» Material for this exercise:

+---+

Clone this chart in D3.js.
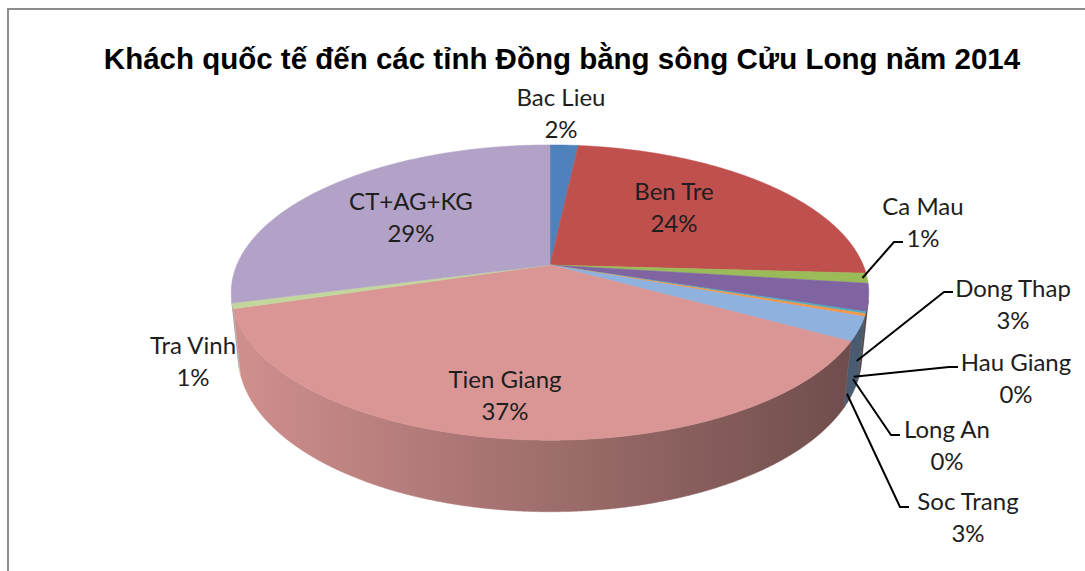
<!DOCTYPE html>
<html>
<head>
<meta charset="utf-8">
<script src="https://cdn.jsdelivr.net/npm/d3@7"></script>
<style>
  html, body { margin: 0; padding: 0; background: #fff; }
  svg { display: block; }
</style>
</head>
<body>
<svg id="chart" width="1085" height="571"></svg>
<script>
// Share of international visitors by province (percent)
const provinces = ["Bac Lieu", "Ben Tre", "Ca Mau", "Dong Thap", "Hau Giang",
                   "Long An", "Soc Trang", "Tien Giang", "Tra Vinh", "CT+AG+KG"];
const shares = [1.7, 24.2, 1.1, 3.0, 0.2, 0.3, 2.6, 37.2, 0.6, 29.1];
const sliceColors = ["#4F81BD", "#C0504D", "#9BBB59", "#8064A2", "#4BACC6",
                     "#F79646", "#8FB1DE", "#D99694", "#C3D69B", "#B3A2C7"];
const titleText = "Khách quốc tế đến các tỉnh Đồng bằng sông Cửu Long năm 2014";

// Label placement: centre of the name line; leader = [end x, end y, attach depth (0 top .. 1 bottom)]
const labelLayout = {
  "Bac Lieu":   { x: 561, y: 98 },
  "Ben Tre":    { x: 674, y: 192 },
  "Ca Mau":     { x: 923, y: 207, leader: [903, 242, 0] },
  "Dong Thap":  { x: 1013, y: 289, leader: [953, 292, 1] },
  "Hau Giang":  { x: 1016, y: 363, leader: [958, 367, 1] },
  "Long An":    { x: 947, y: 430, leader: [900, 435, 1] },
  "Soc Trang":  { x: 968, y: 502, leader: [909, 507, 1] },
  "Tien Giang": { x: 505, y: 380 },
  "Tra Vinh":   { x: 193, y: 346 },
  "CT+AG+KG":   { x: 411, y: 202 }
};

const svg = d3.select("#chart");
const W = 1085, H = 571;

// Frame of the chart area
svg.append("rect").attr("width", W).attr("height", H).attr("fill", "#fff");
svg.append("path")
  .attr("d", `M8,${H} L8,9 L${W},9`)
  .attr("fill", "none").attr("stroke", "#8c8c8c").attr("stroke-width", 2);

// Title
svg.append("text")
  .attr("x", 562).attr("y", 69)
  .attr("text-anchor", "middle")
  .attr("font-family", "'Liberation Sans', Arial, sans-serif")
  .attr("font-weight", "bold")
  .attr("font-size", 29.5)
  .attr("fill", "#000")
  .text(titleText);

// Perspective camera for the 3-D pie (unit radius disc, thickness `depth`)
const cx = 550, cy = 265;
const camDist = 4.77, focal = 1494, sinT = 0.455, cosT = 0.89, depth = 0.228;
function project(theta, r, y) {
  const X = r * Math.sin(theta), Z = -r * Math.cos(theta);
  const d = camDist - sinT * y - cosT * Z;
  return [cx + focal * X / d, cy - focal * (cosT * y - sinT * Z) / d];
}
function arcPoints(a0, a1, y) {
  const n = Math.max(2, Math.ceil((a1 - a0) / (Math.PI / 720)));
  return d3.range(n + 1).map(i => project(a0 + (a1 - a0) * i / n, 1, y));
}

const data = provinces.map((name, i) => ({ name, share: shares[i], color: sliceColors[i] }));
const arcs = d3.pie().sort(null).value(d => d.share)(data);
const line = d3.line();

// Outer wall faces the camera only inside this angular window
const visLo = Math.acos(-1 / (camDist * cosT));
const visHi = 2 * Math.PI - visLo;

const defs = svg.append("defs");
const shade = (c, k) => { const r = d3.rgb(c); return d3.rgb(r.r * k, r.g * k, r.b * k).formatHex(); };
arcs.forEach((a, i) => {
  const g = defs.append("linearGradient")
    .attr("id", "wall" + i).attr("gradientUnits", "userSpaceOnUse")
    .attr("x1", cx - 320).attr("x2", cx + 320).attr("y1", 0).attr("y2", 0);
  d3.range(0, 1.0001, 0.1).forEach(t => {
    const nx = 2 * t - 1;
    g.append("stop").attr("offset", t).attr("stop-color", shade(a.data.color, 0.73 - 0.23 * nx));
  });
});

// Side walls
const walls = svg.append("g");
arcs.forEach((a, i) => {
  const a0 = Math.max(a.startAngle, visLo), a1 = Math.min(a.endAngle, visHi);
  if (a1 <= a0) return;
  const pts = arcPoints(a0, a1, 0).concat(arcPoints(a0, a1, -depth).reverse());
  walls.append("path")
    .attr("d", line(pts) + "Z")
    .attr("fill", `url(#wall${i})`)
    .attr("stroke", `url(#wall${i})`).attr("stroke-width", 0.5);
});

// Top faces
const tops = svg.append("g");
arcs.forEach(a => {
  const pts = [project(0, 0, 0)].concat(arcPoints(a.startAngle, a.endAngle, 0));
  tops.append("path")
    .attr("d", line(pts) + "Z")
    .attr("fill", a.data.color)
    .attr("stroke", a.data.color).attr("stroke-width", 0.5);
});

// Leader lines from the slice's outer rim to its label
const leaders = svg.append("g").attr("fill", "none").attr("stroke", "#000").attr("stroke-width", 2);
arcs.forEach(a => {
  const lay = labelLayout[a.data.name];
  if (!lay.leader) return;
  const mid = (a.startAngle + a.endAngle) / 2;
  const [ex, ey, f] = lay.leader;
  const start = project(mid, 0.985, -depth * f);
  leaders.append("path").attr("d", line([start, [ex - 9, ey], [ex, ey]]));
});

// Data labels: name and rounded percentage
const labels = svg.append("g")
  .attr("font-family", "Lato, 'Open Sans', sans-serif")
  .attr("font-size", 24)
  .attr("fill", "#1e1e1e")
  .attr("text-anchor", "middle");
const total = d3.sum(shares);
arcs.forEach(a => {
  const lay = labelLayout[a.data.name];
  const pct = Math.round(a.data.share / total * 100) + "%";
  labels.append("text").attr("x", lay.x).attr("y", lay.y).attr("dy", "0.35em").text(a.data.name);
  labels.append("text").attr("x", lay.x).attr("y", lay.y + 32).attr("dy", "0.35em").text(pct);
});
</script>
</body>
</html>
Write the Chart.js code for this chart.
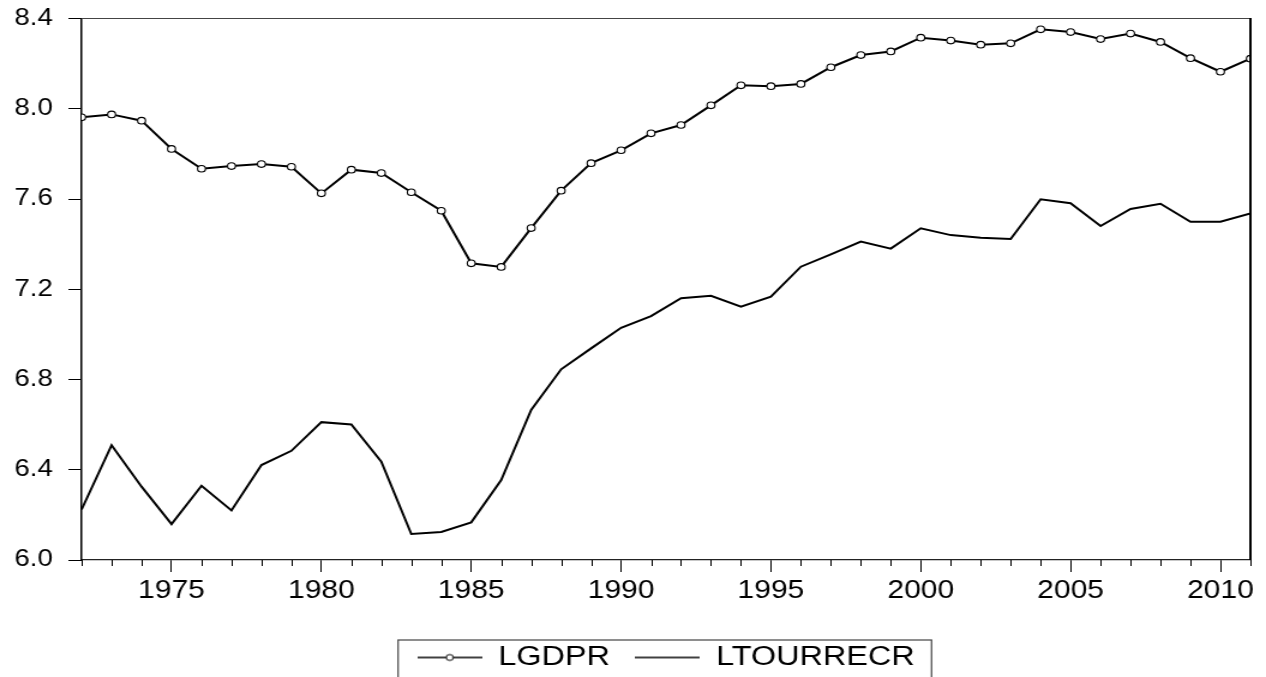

+---+

» Aim of the task: Excluding the pictures, reproduce every entry exactly as given.

» Output for this task:
Clone this chart in D3.js.
<!DOCTYPE html>
<html>
<head>
<meta charset="utf-8">
<script src="https://cdn.jsdelivr.net/npm/d3@7"></script>
<style>
  html, body { margin: 0; padding: 0; background: #fff; }
  svg { display: block; }
</style>
</head>
<body>
<svg id="chart" width="1085" height="571"></svg>
<script>
// Share of international visitors by province (percent)
const provinces = ["Bac Lieu", "Ben Tre", "Ca Mau", "Dong Thap", "Hau Giang",
                   "Long An", "Soc Trang", "Tien Giang", "Tra Vinh", "CT+AG+KG"];
const shares = [1.7, 24.2, 1.1, 3.0, 0.2, 0.3, 2.6, 37.2, 0.6, 29.1];
const sliceColors = ["#4F81BD", "#C0504D", "#9BBB59", "#8064A2", "#4BACC6",
                     "#F79646", "#8FB1DE", "#D99694", "#C3D69B", "#B3A2C7"];
const titleText = "Khách quốc tế đến các tỉnh Đồng bằng sông Cửu Long năm 2014";

// Label placement: centre of the name line; leader = [end x, end y, attach depth (0 top .. 1 bottom)]
const labelLayout = {
  "Bac Lieu":   { x: 561, y: 98 },
  "Ben Tre":    { x: 674, y: 192 },
  "Ca Mau":     { x: 923, y: 207, leader: [903, 242, 0] },
  "Dong Thap":  { x: 1013, y: 289, leader: [953, 292, 1] },
  "Hau Giang":  { x: 1016, y: 363, leader: [958, 367, 1] },
  "Long An":    { x: 947, y: 430, leader: [900, 435, 1] },
  "Soc Trang":  { x: 968, y: 502, leader: [909, 507, 1] },
  "Tien Giang": { x: 505, y: 380 },
  "Tra Vinh":   { x: 193, y: 346 },
  "CT+AG+KG":   { x: 411, y: 202 }
};

const svg = d3.select("#chart");
const W = 1085, H = 571;

// Frame of the chart area
svg.append("rect").attr("width", W).attr("height", H).attr("fill", "#fff");
svg.append("path")
  .attr("d", `M8,${H} L8,9 L${W},9`)
  .attr("fill", "none").attr("stroke", "#8c8c8c").attr("stroke-width", 2);

// Title
svg.append("text")
  .attr("x", 562).attr("y", 69)
  .attr("text-anchor", "middle")
  .attr("font-family", "'Liberation Sans', Arial, sans-serif")
  .attr("font-weight", "bold")
  .attr("font-size", 29.5)
  .attr("fill", "#000")
  .text(titleText);

// Perspective camera for the 3-D pie (unit radius disc, thickness `depth`)
const cx = 550, cy = 265;
const camDist = 4.77, focal = 1494, sinT = 0.455, cosT = 0.89, depth = 0.228;
function project(theta, r, y) {
  const X = r * Math.sin(theta), Z = -r * Math.cos(theta);
  const d = camDist - sinT * y - cosT * Z;
  return [cx + focal * X / d, cy - focal * (cosT * y - sinT * Z) / d];
}
function arcPoints(a0, a1, y) {
  const n = Math.max(2, Math.ceil((a1 - a0) / (Math.PI / 720)));
  return d3.range(n + 1).map(i => project(a0 + (a1 - a0) * i / n, 1, y));
}

const data = provinces.map((name, i) => ({ name, share: shares[i], color: sliceColors[i] }));
const arcs = d3.pie().sort(null).value(d => d.share)(data);
const line = d3.line();

// Outer wall faces the camera only inside this angular window
const visLo = Math.acos(-1 / (camDist * cosT));
const visHi = 2 * Math.PI - visLo;

const defs = svg.append("defs");
const shade = (c, k) => { const r = d3.rgb(c); return d3.rgb(r.r * k, r.g * k, r.b * k).formatHex(); };
arcs.forEach((a, i) => {
  const g = defs.append("linearGradient")
    .attr("id", "wall" + i).attr("gradientUnits", "userSpaceOnUse")
    .attr("x1", cx - 320).attr("x2", cx + 320).attr("y1", 0).attr("y2", 0);
  d3.range(0, 1.0001, 0.1).forEach(t => {
    const nx = 2 * t - 1;
    g.append("stop").attr("offset", t).attr("stop-color", shade(a.data.color, 0.73 - 0.23 * nx));
  });
});

// Side walls
const walls = svg.append("g");
arcs.forEach((a, i) => {
  const a0 = Math.max(a.startAngle, visLo), a1 = Math.min(a.endAngle, visHi);
  if (a1 <= a0) return;
  const pts = arcPoints(a0, a1, 0).concat(arcPoints(a0, a1, -depth).reverse());
  walls.append("path")
    .attr("d", line(pts) + "Z")
    .attr("fill", `url(#wall${i})`)
    .attr("stroke", `url(#wall${i})`).attr("stroke-width", 0.5);
});

// Top faces
const tops = svg.append("g");
arcs.forEach(a => {
  const pts = [project(0, 0, 0)].concat(arcPoints(a.startAngle, a.endAngle, 0));
  tops.append("path")
    .attr("d", line(pts) + "Z")
    .attr("fill", a.data.color)
    .attr("stroke", a.data.color).attr("stroke-width", 0.5);
});

// Leader lines from the slice's outer rim to its label
const leaders = svg.append("g").attr("fill", "none").attr("stroke", "#000").attr("stroke-width", 2);
arcs.forEach(a => {
  const lay = labelLayout[a.data.name];
  if (!lay.leader) return;
  const mid = (a.startAngle + a.endAngle) / 2;
  const [ex, ey, f] = lay.leader;
  const start = project(mid, 0.985, -depth * f);
  leaders.append("path").attr("d", line([start, [ex - 9, ey], [ex, ey]]));
});

// Data labels: name and rounded percentage
const labels = svg.append("g")
  .attr("font-family", "Lato, 'Open Sans', sans-serif")
  .attr("font-size", 24)
  .attr("fill", "#1e1e1e")
  .attr("text-anchor", "middle");
const total = d3.sum(shares);
arcs.forEach(a => {
  const lay = labelLayout[a.data.name];
  const pct = Math.round(a.data.share / total * 100) + "%";
  labels.append("text").attr("x", lay.x).attr("y", lay.y).attr("dy", "0.35em").text(a.data.name);
  labels.append("text").attr("x", lay.x).attr("y", lay.y + 32).attr("dy", "0.35em").text(pct);
});
</script>
</body>
</html>
Write the Chart.js code for this chart.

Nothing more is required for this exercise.